I drive to Yarmouth frequently - about seventeen miles from my home - and I watch the changes almost daily. Very interesting. Even the rocks take on a different tone. As the moisture increases as it has recently the rocks darken and the striation is markedly distinct. I happen to love rocks. I pick them up here and there and bring them to my limited garden space. Once when my husband and I were visiting Canada in the St. John area I noted that the rocks were a very red hue. I said I was going to stop and pick some up. My husband was aghast. "You'll get arrested!" he admonished me. "If everybody took a rock there wouldn't be any left!" I learned afterward that some states do penalize people from removing rocks which are considered part of their natural habitat. (Do rocks have habitats or does that word only apply to living things?)
I have a nice piece of petrified wood which I actually bought in a rock shop. I don't put that outside in the garden. I paid $5 for it and the man who sold it told me it was a bargain. In Maine we are not supposed to remove rocks from the shore. When I was a child the neighbors at Goose Rocks Beach had an outside fireplace built and every rock came from the shore. They also had a beautiful indoor fireplace built of field stone. That fireplace had a tooth of mine bedded in the mortar. Mr. Sullivan was the stone mason and he told me it would be there forever. Alas, the whole area burned in the forest fires of 1947, and fireplace, which was all that was left, was knocked down in order to build a new cottage.

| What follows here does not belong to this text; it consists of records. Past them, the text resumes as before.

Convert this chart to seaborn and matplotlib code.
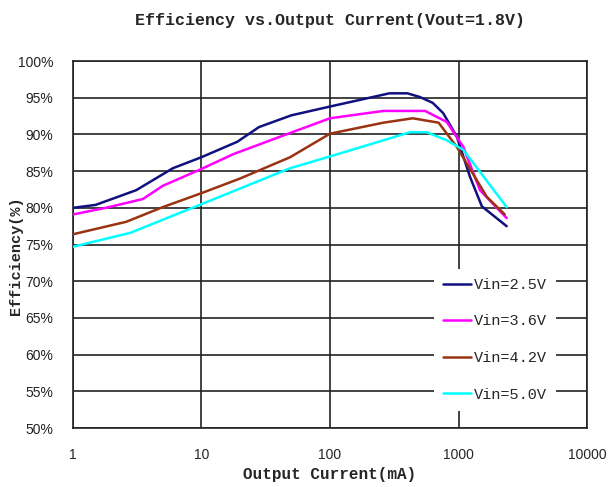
import pandas as pd
import matplotlib
matplotlib.use("Agg")
import matplotlib.pyplot as plt
import matplotlib.ticker as mticker
import seaborn as sns

# values
vin_labels = ["Vin=2.5V", "Vin=3.6V", "Vin=4.2V", "Vin=5.0V"]
line_colors = ["#10107e", "#ff00ff", "#993311", "#00ffff"]

cur_25 = [1, 1.5, 3.1, 6, 10, 19, 28, 50, 100, 290, 400, 500, 630, 760, 970, 1230, 1520, 2370]
eff_25 = [80.0, 80.4, 82.4, 85.4, 86.9, 89.0, 91.0, 92.6, 93.8, 95.6, 95.6, 95.1, 94.3, 92.9, 89.7, 84.2, 80.2, 77.5]

cur_36 = [1, 1.8, 3.5, 5, 10, 17.6, 49, 100, 260, 550, 810, 1090, 1470, 2370]
eff_36 = [79.1, 80.0, 81.2, 83.0, 85.3, 87.3, 90.2, 92.2, 93.2, 93.2, 91.7, 88.3, 82.4, 78.6]

cur_42 = [1, 2.6, 5, 10, 20, 49, 100, 260, 440, 700, 970, 1660, 2290]
eff_42 = [76.4, 78.1, 80.1, 82.0, 84.0, 86.9, 90.1, 91.6, 92.2, 91.6, 88.3, 81.5, 79.1]

cur_50 = [1, 2.8, 10, 49, 100, 420, 565, 810, 1090, 2370]
eff_50 = [74.7, 76.6, 80.5, 85.4, 87.0, 90.3, 90.3, 89.2, 87.9, 80.1]

x_ticks = [1, 10, 100, 1000, 10000]
y_ticks = [50, 55, 60, 65, 70, 75, 80, 85, 90, 95, 100]

frames = []
for lab, xs, ys in zip(vin_labels, [cur_25, cur_36, cur_42, cur_50], [eff_25, eff_36, eff_42, eff_50]):
    frames.append(pd.DataFrame({"current": xs, "eff": ys, "vin": lab}))
df = pd.concat(frames, ignore_index=True)

sns.set_style("white")
plt.rcParams["font.family"] = ["Liberation Sans", "DejaVu Sans"]
mono = ["Liberation Mono", "DejaVu Sans Mono"]

fig = plt.figure(figsize=(6.08, 4.87), dpi=100)
ax = fig.add_axes([0.120, 0.121, 0.8455, 0.7537])

sns.lineplot(data=df, x="current", y="eff", hue="vin", palette=line_colors,
             estimator=None, sort=False, linewidth=1.8, ax=ax, zorder=3)

ax.set_xscale("log")
ax.set_xlim(1, 10000)
ax.set_ylim(50, 100)
ax.set_xticks(x_ticks)
ax.xaxis.set_major_formatter(mticker.FuncFormatter(lambda v, p: f"{v:g}"))
ax.xaxis.set_minor_locator(mticker.LogLocator(base=10, subs=range(2, 10)))
ax.xaxis.set_minor_formatter(mticker.NullFormatter())
ax.set_yticks(y_ticks)
ax.set_yticklabels([f"{v}%" for v in y_ticks])
ax.tick_params(axis="x", which="major", direction="in", length=0, labelsize=10, pad=14)
ax.tick_params(axis="x", which="minor", direction="in", length=3, width=1, color="#333333")
ax.tick_params(axis="y", length=0, labelsize=10, pad=14, colors="#222222")

ax.grid(True, which="major", color="#222222", linewidth=1.2)
for s in ax.spines.values():
    s.set_color("#222222")
    s.set_linewidth(1.2)

ax.set_title("Efficiency vs.Output Current(Vout=1.8V)", family=mono,
             fontweight="bold", fontsize=12, pad=26)
ax.set_xlabel("Output Current(mA)", family=mono, fontweight="bold", fontsize=11.5, labelpad=4)
ax.set_ylabel("Efficiency(%)", family=mono, fontweight="bold", fontsize=11)
ax.yaxis.set_label_coords(-0.097, 0.47)

leg = ax.legend(loc="upper left", bbox_to_anchor=(0.688, 0.455), frameon=True,
                prop={"family": mono, "size": 11}, labelspacing=1.48,
                handlelength=1.8, handletextpad=0.2, borderpad=0.6,
                fancybox=False, framealpha=1)
leg.get_frame().set_edgecolor("white")
leg.get_frame().set_linewidth(0)
leg.set_zorder(5)

fig.savefig("out.png", dpi=100)
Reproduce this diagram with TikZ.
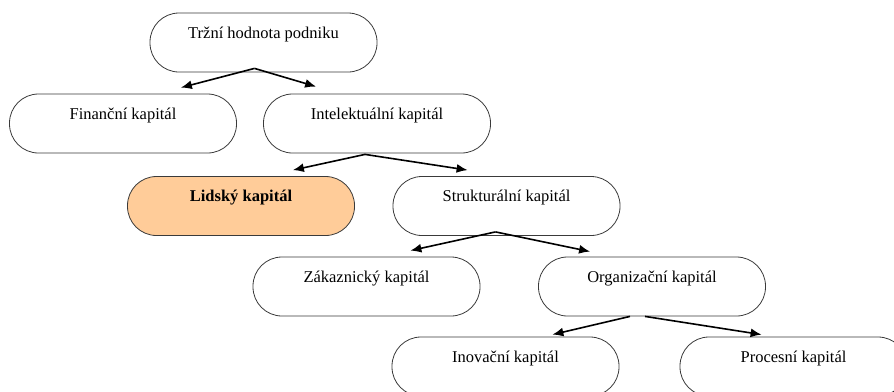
\documentclass[tikz,border=0pt]{standalone}
\usepackage{fontspec}
\setmainfont{Liberation Serif}
\usepackage{tikz}
\usetikzlibrary{arrows.meta,calc}
\definecolor{peach}{HTML}{FFCC99}
\definecolor{rim}{HTML}{3A3A3A}

\begin{document}
\begin{tikzpicture}[x=1pt,y=-1pt,
  kap/.style={draw=rim,line width=0.8pt,rounded corners=29pt,
    minimum width=227pt,minimum height=59pt,inner sep=0pt,
    font=\fontsize{16.5}{18}\selectfont,text height=12pt,text depth=21pt},
  arr/.style={-{Latex[length=11pt,width=9pt]},line width=1.6pt}]

\useasboundingbox (0,0) rectangle (894,391);
\clip (0,0) rectangle (894,391);

% levels of the tree
\node[kap] (trh) at (263.5,42.5) {Tržní hodnota podniku};
\node[kap] (fin) at (123,123.5) {Finanční kapitál};
\node[kap] (intel) at (377,123.5) {Intelektuální kapitál};
\node[kap,fill=peach,font=\fontsize{16.5}{18}\selectfont\bfseries] (lid) at (241,206) {Lidský kapitál};
\node[kap] (strukt) at (506.5,206) {Strukturální kapitál};
\node[kap] (zak) at (366.5,286.5) {Zákaznický kapitál};
\node[kap] (org) at (652,286.5) {Organizační kapitál};
\node[kap] (inov) at (505.5,366.5) {Inovační kapitál};
\node[kap] (proc) at (793.5,366.5) {Procesní kapitál};

% arrows
\draw[arr] ($(trh.south)+(-9,-4)$) -- ($(fin.north east)+(-56,-6)$);
\draw[arr] ($(trh.south)+(-9,-4)$) -- ($(intel.north west)+(53,-7)$);
\draw[arr] ($(intel.south)+(-12,1)$) -- ($(lid.north east)+(-62,-6)$);
\draw[arr] ($(intel.south)+(-12,1)$) -- ($(strukt.north west)+(75,-6)$);
\draw[arr] ($(strukt.south)+(-11,-4)$) -- ($(zak.north east)+(-70,-6)$);
\draw[arr] ($(strukt.south)+(-11,-4)$) -- ($(org.north west)+(52,-5)$);
\draw[arr] ($(org.south)+(-22,0)$) -- ($(inov.north east)+(-67,-2)$);
\draw[arr] ($(org.south)+(-7,0)$) -- ($(proc.north west)+(82,-2)$);

\end{tikzpicture}
\end{document}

Back to colors. The sumac right now are not exactly red, but not brown. They are an amazing deep mix that might be nearest to maroon. And then the leaves are turning yellow and I wonder why I have never seen a wall paper or cloth with that startling combination. I still have a very blue morning glory climbing up the fence. It is so entangled in the branches of a bush I tried to trim I had to leave the chore for later in the season. The roses are truly faded. The red is now pink and the yellow is nearly white. The healthy grass is very green, but the "stuff" in the front has been cut too short all year, and is full of some alien growth which is rusty brown. Each fall it looks like this, and each spring it seems to come back to life. The evergreens are a very dark as they harden up for the cold weather to come.

And so the palette changes from day to day. And if you don't stop to look around, to see the marsh grass become golden and tough, to see the brown cat tails burst and become fuzzy-headed wands, to see the milk weed dry and open and scatter their feathery seeds over the fields, you are missing the greatest show on earth.